— begin Data shown —
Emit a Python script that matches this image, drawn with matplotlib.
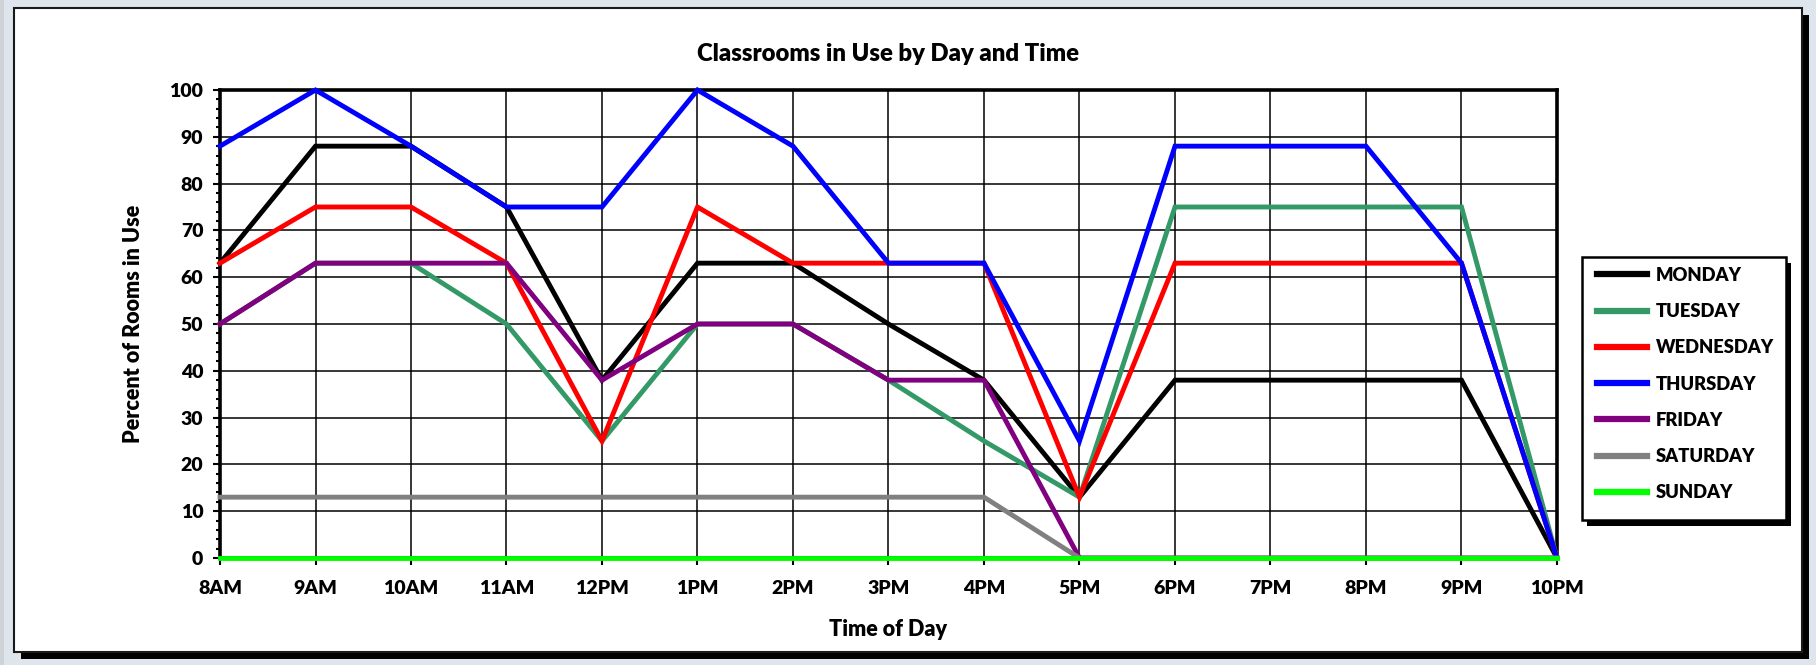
import matplotlib
matplotlib.use("Agg")
import matplotlib.pyplot as plt
from matplotlib.patches import Rectangle
from matplotlib.lines import Line2D
from matplotlib.ticker import MultipleLocator

plt.rcParams['font.family'] = ['Lato', 'DejaVu Sans']
plt.rcParams['font.weight'] = 'heavy'
WEIGHT = 'heavy'

times = ['8AM', '9AM', '10AM', '11AM', '12PM', '1PM', '2PM', '3PM', '4PM',
         '5PM', '6PM', '7PM', '8PM', '9PM', '10PM']

monday    = [63, 88, 88, 75, 38, 63, 63, 50, 38, 13, 38, 38, 38, 38, 0]
tuesday   = [50, 63, 63, 50, 25, 50, 50, 38, 25, 13, 75, 75, 75, 75, 0]
wednesday = [63, 75, 75, 63, 25, 75, 63, 63, 63, 13, 63, 63, 63, 63, 0]
thursday  = [88, 100, 88, 75, 75, 100, 88, 63, 63, 25, 88, 88, 88, 63, 0]
friday    = [50, 63, 63, 63, 38, 50, 50, 38, 38, 0, 0, 0, 0, 0, 0]
saturday  = [13, 13, 13, 13, 13, 13, 13, 13, 13, 0, 0, 0, 0, 0, 0]
sunday    = [0, 0, 0, 0, 0, 0, 0, 0, 0, 0, 0, 0, 0, 0, 0]

day_names = ['MONDAY', 'TUESDAY', 'WEDNESDAY', 'THURSDAY', 'FRIDAY', 'SATURDAY', 'SUNDAY']
day_series = [monday, tuesday, wednesday, thursday, friday, saturday, sunday]
day_colors = ['#000000', '#339966', '#FF0000', '#0000FF', '#800080', '#808080', '#00FF00']

W, H = 1816, 665
fig = plt.figure(figsize=(W / 100, H / 100), dpi=100)
fig.patch.set_facecolor('#dfe5ed')


def fx(px):
    return px / W


def fy(py):
    return 1 - py / H


def box(x0, y0, x1, y1, **kw):
    r = Rectangle((fx(x0), fy(y1)), fx(x1) - fx(x0), fy(y0) - fy(y1),
                  transform=fig.transFigure, **kw)
    fig.add_artist(r)
    return r


# left window strip
box(0, 0, 4, H, facecolor='#cfd2d6', edgecolor='none', zorder=0)
# chart area with drop shadow
box(21, 15, 1809, 659, facecolor='black', edgecolor='none', zorder=0)
box(14, 8, 1802, 652, facecolor='white', edgecolor='#1a1a1a', linewidth=1.5, zorder=0)
# legend frame with drop shadow
box(1587, 263, 1791, 526, facecolor='black', edgecolor='none', zorder=1)
box(1582, 257, 1786, 520, facecolor='white', edgecolor='black', linewidth=1.8, zorder=1)

ax = fig.add_axes([fx(220), fy(558), fx(1557) - fx(220), fy(90) - fy(558)])
ax.set_facecolor('white')

x = list(range(len(times)))
for name, vals, col in zip(day_names, day_series, day_colors):
    ax.plot(x, vals, color=col, linewidth=3.5, label=name, zorder=3,
            solid_joinstyle='miter', clip_on=False)

ax.set_xlim(0, len(times) - 1)
ax.set_ylim(0, 100)
ax.set_xticks(x)
ax.set_xticklabels(times)
ax.yaxis.set_major_locator(MultipleLocator(10))
ax.yaxis.set_minor_locator(MultipleLocator(2))
ax.grid(True, which='major', color='black', linewidth=1.1, zorder=1)
ax.set_axisbelow(True)

for side in ['top', 'left', 'right', 'bottom']:
    ax.spines[side].set_linewidth(2.6)
    ax.spines[side].set_color('black')

ax.tick_params(axis='both', which='major', direction='out', length=5, width=1.5,
               labelsize=14, colors='black')
ax.tick_params(axis='y', which='minor', direction='out', length=3, width=1.5)
ax.tick_params(axis='x', which='major', pad=11)
ax.tick_params(axis='y', which='major', pad=7)
for lab in ax.get_xticklabels() + ax.get_yticklabels():
    lab.set_fontweight(WEIGHT)

ax.set_title('Classrooms in Use by Day and Time', fontsize=17.2, fontweight=WEIGHT, pad=21)
ax.set_xlabel('Time of Day', fontsize=15.5, fontweight=WEIGHT, labelpad=16)
ax.set_ylabel('Percent of Rooms in Use', fontsize=15.5, fontweight=WEIGHT, labelpad=18)

handles = [Line2D([], [], color=c, linewidth=4.5) for c in day_colors]
leg = fig.legend(handles, day_names, loc='center left',
                 bbox_to_anchor=(fx(1597), fy(384)), frameon=False,
                 borderpad=0, borderaxespad=0, handlelength=2.75,
                 handletextpad=0.45, labelspacing=1.05,
                 prop={'family': ['Lato', 'DejaVu Sans'], 'weight': WEIGHT, 'size': 13.2})
leg.set_zorder(5)

fig.savefig('out.png', dpi=100, facecolor=fig.get_facecolor())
— end Data shown —
Task to complete
Retype the whole listing, keeping every line identical and omitting all pictures.

Result
Emit a Python script that matches this image, drawn with matplotlib.
import matplotlib
matplotlib.use("Agg")
import matplotlib.pyplot as plt
from matplotlib.patches import Rectangle
from matplotlib.lines import Line2D
from matplotlib.ticker import MultipleLocator

plt.rcParams['font.family'] = ['Lato', 'DejaVu Sans']
plt.rcParams['font.weight'] = 'heavy'
WEIGHT = 'heavy'

times = ['8AM', '9AM', '10AM', '11AM', '12PM', '1PM', '2PM', '3PM', '4PM',
         '5PM', '6PM', '7PM', '8PM', '9PM', '10PM']

monday    = [63, 88, 88, 75, 38, 63, 63, 50, 38, 13, 38, 38, 38, 38, 0]
tuesday   = [50, 63, 63, 50, 25, 50, 50, 38, 25, 13, 75, 75, 75, 75, 0]
wednesday = [63, 75, 75, 63, 25, 75, 63, 63, 63, 13, 63, 63, 63, 63, 0]
thursday  = [88, 100, 88, 75, 75, 100, 88, 63, 63, 25, 88, 88, 88, 63, 0]
friday    = [50, 63, 63, 63, 38, 50, 50, 38, 38, 0, 0, 0, 0, 0, 0]
saturday  = [13, 13, 13, 13, 13, 13, 13, 13, 13, 0, 0, 0, 0, 0, 0]
sunday    = [0, 0, 0, 0, 0, 0, 0, 0, 0, 0, 0, 0, 0, 0, 0]

day_names = ['MONDAY', 'TUESDAY', 'WEDNESDAY', 'THURSDAY', 'FRIDAY', 'SATURDAY', 'SUNDAY']
day_series = [monday, tuesday, wednesday, thursday, friday, saturday, sunday]
day_colors = ['#000000', '#339966', '#FF0000', '#0000FF', '#800080', '#808080', '#00FF00']

W, H = 1816, 665
fig = plt.figure(figsize=(W / 100, H / 100), dpi=100)
fig.patch.set_facecolor('#dfe5ed')


def fx(px):
    return px / W


def fy(py):
    return 1 - py / H


def box(x0, y0, x1, y1, **kw):
    r = Rectangle((fx(x0), fy(y1)), fx(x1) - fx(x0), fy(y0) - fy(y1),
                  transform=fig.transFigure, **kw)
    fig.add_artist(r)
    return r


# left window strip
box(0, 0, 4, H, facecolor='#cfd2d6', edgecolor='none', zorder=0)
# chart area with drop shadow
box(21, 15, 1809, 659, facecolor='black', edgecolor='none', zorder=0)
box(14, 8, 1802, 652, facecolor='white', edgecolor='#1a1a1a', linewidth=1.5, zorder=0)
# legend frame with drop shadow
box(1587, 263, 1791, 526, facecolor='black', edgecolor='none', zorder=1)
box(1582, 257, 1786, 520, facecolor='white', edgecolor='black', linewidth=1.8, zorder=1)

ax = fig.add_axes([fx(220), fy(558), fx(1557) - fx(220), fy(90) - fy(558)])
ax.set_facecolor('white')

x = list(range(len(times)))
for name, vals, col in zip(day_names, day_series, day_colors):
    ax.plot(x, vals, color=col, linewidth=3.5, label=name, zorder=3,
            solid_joinstyle='miter', clip_on=False)

ax.set_xlim(0, len(times) - 1)
ax.set_ylim(0, 100)
ax.set_xticks(x)
ax.set_xticklabels(times)
ax.yaxis.set_major_locator(MultipleLocator(10))
ax.yaxis.set_minor_locator(MultipleLocator(2))
ax.grid(True, which='major', color='black', linewidth=1.1, zorder=1)
ax.set_axisbelow(True)

for side in ['top', 'left', 'right', 'bottom']:
    ax.spines[side].set_linewidth(2.6)
    ax.spines[side].set_color('black')

ax.tick_params(axis='both', which='major', direction='out', length=5, width=1.5,
               labelsize=14, colors='black')
ax.tick_params(axis='y', which='minor', direction='out', length=3, width=1.5)
ax.tick_params(axis='x', which='major', pad=11)
ax.tick_params(axis='y', which='major', pad=7)
for lab in ax.get_xticklabels() + ax.get_yticklabels():
    lab.set_fontweight(WEIGHT)

ax.set_title('Classrooms in Use by Day and Time', fontsize=17.2, fontweight=WEIGHT, pad=21)
ax.set_xlabel('Time of Day', fontsize=15.5, fontweight=WEIGHT, labelpad=16)
ax.set_ylabel('Percent of Rooms in Use', fontsize=15.5, fontweight=WEIGHT, labelpad=18)

handles = [Line2D([], [], color=c, linewidth=4.5) for c in day_colors]
leg = fig.legend(handles, day_names, loc='center left',
                 bbox_to_anchor=(fx(1597), fy(384)), frameon=False,
                 borderpad=0, borderaxespad=0, handlelength=2.75,
                 handletextpad=0.45, labelspacing=1.05,
                 prop={'family': ['Lato', 'DejaVu Sans'], 'weight': WEIGHT, 'size': 13.2})
leg.set_zorder(5)

fig.savefig('out.png', dpi=100, facecolor=fig.get_facecolor())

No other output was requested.